Thanks Jake! I have the Slap ya mama as well. I'll use that the next time.



JckDanls 07 said:


> Myself, I find both of these to be WAY to salty for my liking...
> 
> Everything looks good tho3


Thank you!



chopsaw said:


> Looks good Steve .
> Look for the Tony C's with the purple lid . No salt . Has good spice without all the salt .
> View attachment 652969


I'll keep a look out for it. Thanks for the tip. Thanks!



gmc2003 said:


> Nice looking shrimp creole Steve. I also like the Tony C's but agree with others it's a bit salty. I'm still on the hunt for the salt free version. Again nice job
> 
> Point for sure
> Chris


Thanks Chris! I'm looking for it now too.



JckDanls 07 said:


> Will have to look for the salt free as well ...

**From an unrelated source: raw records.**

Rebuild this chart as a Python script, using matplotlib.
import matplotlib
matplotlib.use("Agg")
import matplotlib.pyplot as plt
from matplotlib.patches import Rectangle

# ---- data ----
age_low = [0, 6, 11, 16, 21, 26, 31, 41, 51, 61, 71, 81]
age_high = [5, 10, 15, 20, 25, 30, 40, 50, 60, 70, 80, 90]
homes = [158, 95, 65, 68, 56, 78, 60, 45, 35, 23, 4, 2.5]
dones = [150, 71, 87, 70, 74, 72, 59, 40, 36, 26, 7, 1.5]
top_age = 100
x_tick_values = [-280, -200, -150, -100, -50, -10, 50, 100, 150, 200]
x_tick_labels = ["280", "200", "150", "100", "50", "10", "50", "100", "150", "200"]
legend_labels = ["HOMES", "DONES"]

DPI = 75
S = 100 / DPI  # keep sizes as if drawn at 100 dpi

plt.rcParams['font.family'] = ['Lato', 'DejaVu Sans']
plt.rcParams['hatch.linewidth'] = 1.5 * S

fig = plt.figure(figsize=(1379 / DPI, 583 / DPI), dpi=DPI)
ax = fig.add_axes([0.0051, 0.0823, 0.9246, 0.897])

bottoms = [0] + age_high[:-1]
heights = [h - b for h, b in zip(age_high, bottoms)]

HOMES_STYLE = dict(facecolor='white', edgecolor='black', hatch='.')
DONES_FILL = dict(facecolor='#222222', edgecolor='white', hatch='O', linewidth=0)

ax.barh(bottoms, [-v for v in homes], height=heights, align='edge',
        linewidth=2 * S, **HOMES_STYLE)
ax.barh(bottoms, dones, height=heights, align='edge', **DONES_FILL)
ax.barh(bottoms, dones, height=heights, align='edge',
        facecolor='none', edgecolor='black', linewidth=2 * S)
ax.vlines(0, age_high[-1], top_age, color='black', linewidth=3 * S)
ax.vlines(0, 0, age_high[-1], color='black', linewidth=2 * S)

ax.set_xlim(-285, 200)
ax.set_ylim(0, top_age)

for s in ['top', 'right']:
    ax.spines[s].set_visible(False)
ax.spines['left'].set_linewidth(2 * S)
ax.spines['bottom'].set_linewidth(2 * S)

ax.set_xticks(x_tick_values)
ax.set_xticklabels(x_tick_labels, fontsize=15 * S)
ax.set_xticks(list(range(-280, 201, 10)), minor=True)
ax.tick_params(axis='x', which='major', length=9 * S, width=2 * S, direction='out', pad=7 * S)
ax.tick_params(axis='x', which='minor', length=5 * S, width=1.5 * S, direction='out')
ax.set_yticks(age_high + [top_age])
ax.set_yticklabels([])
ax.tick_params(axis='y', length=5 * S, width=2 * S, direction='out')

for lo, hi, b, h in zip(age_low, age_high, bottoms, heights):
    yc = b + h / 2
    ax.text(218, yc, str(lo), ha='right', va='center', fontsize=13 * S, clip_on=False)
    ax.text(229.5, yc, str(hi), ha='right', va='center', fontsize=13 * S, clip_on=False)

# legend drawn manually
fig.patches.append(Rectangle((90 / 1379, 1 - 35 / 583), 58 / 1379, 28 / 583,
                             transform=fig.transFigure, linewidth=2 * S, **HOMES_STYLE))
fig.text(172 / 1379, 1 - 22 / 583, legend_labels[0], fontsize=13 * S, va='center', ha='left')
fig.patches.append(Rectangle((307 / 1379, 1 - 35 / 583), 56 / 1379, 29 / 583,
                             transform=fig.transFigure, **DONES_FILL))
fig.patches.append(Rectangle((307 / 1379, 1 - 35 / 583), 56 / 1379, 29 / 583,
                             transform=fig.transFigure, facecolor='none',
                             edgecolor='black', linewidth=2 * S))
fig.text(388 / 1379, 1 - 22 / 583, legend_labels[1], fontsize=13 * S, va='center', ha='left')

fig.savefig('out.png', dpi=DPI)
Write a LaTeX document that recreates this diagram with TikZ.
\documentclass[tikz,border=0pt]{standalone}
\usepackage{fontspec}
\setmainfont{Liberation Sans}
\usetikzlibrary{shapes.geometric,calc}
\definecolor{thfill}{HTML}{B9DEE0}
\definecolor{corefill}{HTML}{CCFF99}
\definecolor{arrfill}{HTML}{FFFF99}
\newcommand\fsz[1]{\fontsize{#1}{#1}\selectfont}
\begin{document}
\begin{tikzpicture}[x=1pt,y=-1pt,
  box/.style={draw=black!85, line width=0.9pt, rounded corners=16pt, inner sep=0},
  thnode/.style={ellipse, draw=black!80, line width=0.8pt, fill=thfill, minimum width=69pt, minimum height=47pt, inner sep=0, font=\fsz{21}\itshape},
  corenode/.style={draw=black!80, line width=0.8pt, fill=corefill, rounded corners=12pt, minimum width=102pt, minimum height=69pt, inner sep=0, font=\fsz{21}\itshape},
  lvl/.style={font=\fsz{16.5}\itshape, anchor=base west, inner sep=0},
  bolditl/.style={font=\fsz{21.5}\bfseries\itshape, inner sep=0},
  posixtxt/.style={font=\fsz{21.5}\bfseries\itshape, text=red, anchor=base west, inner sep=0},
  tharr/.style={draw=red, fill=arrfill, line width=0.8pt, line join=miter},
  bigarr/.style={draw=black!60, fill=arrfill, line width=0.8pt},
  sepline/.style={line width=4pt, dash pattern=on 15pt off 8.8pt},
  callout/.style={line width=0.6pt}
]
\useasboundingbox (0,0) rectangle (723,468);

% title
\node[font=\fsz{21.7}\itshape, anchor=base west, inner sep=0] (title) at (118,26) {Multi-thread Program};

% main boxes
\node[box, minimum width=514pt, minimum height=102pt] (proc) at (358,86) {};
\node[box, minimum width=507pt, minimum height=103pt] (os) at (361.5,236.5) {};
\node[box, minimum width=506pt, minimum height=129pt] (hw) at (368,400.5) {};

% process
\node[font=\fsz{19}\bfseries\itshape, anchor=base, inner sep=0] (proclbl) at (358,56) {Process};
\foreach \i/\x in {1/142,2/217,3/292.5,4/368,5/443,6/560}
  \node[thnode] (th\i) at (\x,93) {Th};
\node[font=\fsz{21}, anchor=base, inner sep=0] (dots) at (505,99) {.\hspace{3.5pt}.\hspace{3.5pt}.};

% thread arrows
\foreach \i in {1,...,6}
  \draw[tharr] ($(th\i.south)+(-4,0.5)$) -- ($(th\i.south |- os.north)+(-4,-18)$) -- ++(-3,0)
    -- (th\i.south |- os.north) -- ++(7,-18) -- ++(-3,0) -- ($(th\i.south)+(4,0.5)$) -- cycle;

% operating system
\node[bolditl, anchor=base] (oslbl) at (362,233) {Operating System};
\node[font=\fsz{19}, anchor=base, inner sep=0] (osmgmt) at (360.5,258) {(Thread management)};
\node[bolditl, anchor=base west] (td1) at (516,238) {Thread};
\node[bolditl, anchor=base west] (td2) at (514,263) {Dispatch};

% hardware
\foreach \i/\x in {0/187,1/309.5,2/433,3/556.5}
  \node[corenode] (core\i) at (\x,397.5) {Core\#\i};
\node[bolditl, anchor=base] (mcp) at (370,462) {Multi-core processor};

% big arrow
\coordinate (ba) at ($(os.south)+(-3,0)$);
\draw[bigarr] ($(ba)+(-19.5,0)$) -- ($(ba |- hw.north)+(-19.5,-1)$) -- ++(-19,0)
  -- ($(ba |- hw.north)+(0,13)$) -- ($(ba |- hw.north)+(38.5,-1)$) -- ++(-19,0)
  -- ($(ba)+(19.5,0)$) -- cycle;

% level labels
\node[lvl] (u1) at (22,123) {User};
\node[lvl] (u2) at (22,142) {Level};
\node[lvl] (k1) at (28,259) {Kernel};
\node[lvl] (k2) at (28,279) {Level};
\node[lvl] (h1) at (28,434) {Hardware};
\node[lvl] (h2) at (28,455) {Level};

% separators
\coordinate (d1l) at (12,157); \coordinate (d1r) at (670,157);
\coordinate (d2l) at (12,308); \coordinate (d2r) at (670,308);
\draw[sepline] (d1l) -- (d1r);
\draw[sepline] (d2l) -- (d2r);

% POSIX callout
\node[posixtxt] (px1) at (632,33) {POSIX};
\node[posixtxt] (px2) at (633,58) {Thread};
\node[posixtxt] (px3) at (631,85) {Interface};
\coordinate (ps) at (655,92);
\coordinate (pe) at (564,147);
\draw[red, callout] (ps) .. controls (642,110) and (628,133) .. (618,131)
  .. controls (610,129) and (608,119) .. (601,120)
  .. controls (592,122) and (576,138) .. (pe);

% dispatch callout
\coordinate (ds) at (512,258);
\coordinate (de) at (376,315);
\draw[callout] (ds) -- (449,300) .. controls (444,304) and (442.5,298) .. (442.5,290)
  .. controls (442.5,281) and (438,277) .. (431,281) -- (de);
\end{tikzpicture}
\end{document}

Let me know if you find it.


----------



## jcam222 (Dec 31, 2022)

Looks great!! I’m overdue for some sort of Cajun creolambaytoufee type dish! Covering all my bases in making in case I veer from tradition haha


----------



## Steve H (Dec 31, 2022)

6GRILLZNTN said:


> Looks awesome Steve.  You gotta watch out with Tony C's.  One quick accidental snort of that stuff will have you sneezing your lungs out.  It's my go-to when I'm stopped up.  Ha!


Lol! Thanks Dave! You want pain? Last year I was curious how the XXX Habenaro powder smelled. Huge drama!!!!


----------



## sawhorseray (Dec 31, 2022)

Looks great Steve, nice work! RAY


----------